CertOf is not a Russian university, not a Russian notary, not Rosobrnadzor, and not a consular office. If your receiving institution requires a Russian notary or consular certification, you should use CertOf as the document-translation preparation step and then follow the institution’s required certification path. You can start with CertOf’s secure translation upload page, review delivery options in electronic certified translation formats, or compare speed and revision expectations in CertOf’s revision and delivery guide.
FAQ
What does notarized Russian translation mean for university admission in Russia?
It usually means a Russian translation of your document is formally certified through a notary or, in some foreign-country cases, through a Russian consular route. The package often includes a copy of the source document, the Russian translation, and a notary certification page bound together.
Is certified translation the same as notarized translation in Russia?
No. Certified translation is a useful English bridge term, but Russian academic procedures usually require a notarized Russian translation. A translator’s statement or agency stamp alone may not satisfy the university or NIC.
Can I self-translate my diploma or transcript?
For formal enrollment or recognition, you should assume no unless the university gives written permission for a limited preliminary upload. HSE’s guidance allows online translation only for initial assessment in specific circumstances and still requires officially notarized translation for enrollment.
Do I need to translate the apostille?
Often yes. If the apostille, consular legalization form, stamp, signature, or note is not in Russian and not fully duplicated in Russian, it should be included in the translation set unless your receiving institution says otherwise.
Should I apostille or legalize before translating?
Usually, yes: place the apostille or complete legalization first, then translate the full set including that certification page. For more detail, see CertOf’s guide to apostille, legalization, and translation order for Russian university admission.

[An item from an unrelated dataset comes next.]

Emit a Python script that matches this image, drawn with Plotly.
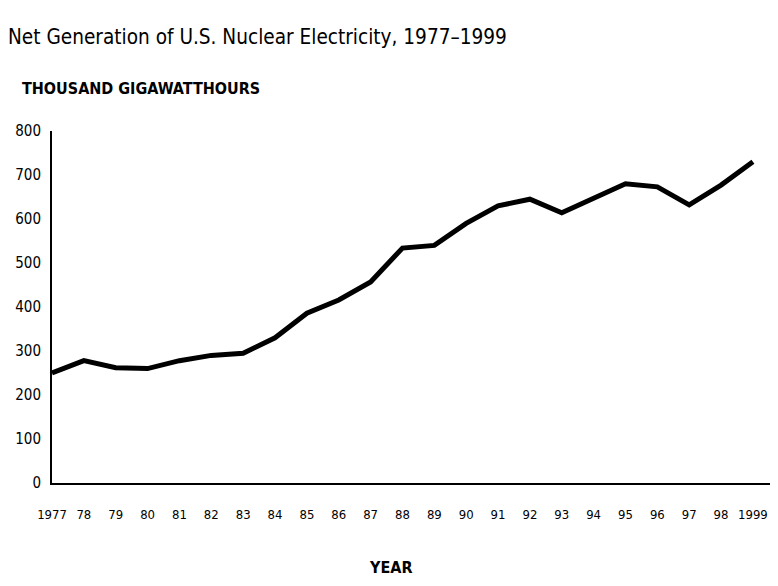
import plotly.graph_objects as go

years = list(range(1977, 2000))
generation = [250, 278, 262, 260, 278, 290, 295, 330, 386, 416, 457, 534,
              540, 590, 630, 645, 614, 648, 680, 673, 632, 677, 730]
x_tick_labels = ["1977", "78", "79", "80", "81", "82", "83", "84", "85", "86",
                 "87", "88", "89", "90", "91", "92", "93", "94", "95", "96",
                 "97", "98", "1999"]
y_ticks = [0, 100, 200, 300, 400, 500, 600, 700, 800]

FONT = "Liberation Sans Narrow, Arial Narrow, DejaVu Sans Condensed, sans-serif"

# the page body has an 8px default margin; work in page pixels and offset
OFF = 8
W, H = 778 - OFF, 586 - OFF
L = 52 - OFF
T = 131 - OFF
R = W - (777 - OFF)
B = H - (483 - OFF)
pw = W - L - R
ph = H - T - B

def px_x(px):
    return (px - OFF - L) / pw

def px_y(py):
    return (H - B - (py - OFF)) / ph

fig = go.Figure()
fig.add_trace(go.Scatter(
    x=years, y=generation, mode="lines",
    line=dict(color="black", width=5),
    hoverinfo="x+y", showlegend=False,
))

fig.update_layout(
    width=W, height=H,
    margin=dict(l=L, r=R, t=T, b=B, autoexpand=False),
    paper_bgcolor="white", plot_bgcolor="white",
    font=dict(family=FONT, color="black"),
    title=dict(
        text="Net Generation of U.S. Nuclear Electricity, 1977–1999",
        x=0.0, xanchor="left", xref="container",
        y=1 - (37 - OFF) / H, yanchor="middle", yref="container",
        font=dict(family=FONT, size=20.6, color="black"),
    ),
    xaxis=dict(
        range=[1977, 1977 + (777 - 52) / 31.86],
        tickvals=years, ticktext=x_tick_labels,
        showgrid=False, zeroline=False, automargin=False,
        showline=True, linecolor="black", linewidth=2,
        ticks="outside", ticklen=18, tickcolor="rgba(0,0,0,0)",
        tickfont=dict(family=FONT, size=13, color="black"),
        tickangle=0,
    ),
    yaxis=dict(
        range=[0, 800],
        tickvals=y_ticks,
        showgrid=False, zeroline=False, automargin=False,
        showline=True, linecolor="black", linewidth=2,
        ticks="outside", ticklen=6, tickcolor="rgba(0,0,0,0)",
        tickfont=dict(family=FONT, size=15, color="black"),
    ),
    annotations=[
        dict(text="<b>THOUSAND GIGAWATTHOURS</b>", xref="paper", yref="paper",
             x=px_x(20), y=px_y(89), xanchor="left", yanchor="middle",
             showarrow=False, font=dict(family=FONT, size=16, color="black")),
        dict(text="<b>YEAR</b>", xref="paper", yref="paper",
             x=px_x(390), y=px_y(567), xanchor="center", yanchor="middle",
             showarrow=False, font=dict(family=FONT, size=16, color="black")),
    ],
)

fig.write_html("out.html")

Can an English-language diploma avoid Russian translation?
Do not assume so. Some universities may review English documents at the application stage, but formal enrollment or recognition commonly requires a Russian notarized translation of non-Russian documents.
Will a translation agency stamp be accepted?
It may help identify who prepared the translation, but it is not automatically equivalent to notarial certification. If the university asks for notarized translation, confirm that the final package includes the required notary or consular certification.
What if my passport spelling and diploma spelling differ?
Ask the university whether it needs a name-change document, affidavit, marriage certificate, or explanatory document. Translate that evidence too if it is not in Russian. Name mismatch is one of the easiest ways for an otherwise good file to be delayed.
Disclaimer
This article is general information for applicants preparing academic records for use in Russia. University rules, consular practice, notary requirements, recognition procedures, and document legalization rules can change. Always confirm the current requirement with your receiving university, NIC/Rosobrnadzor where relevant, and the notary or consular office that will certify the translation.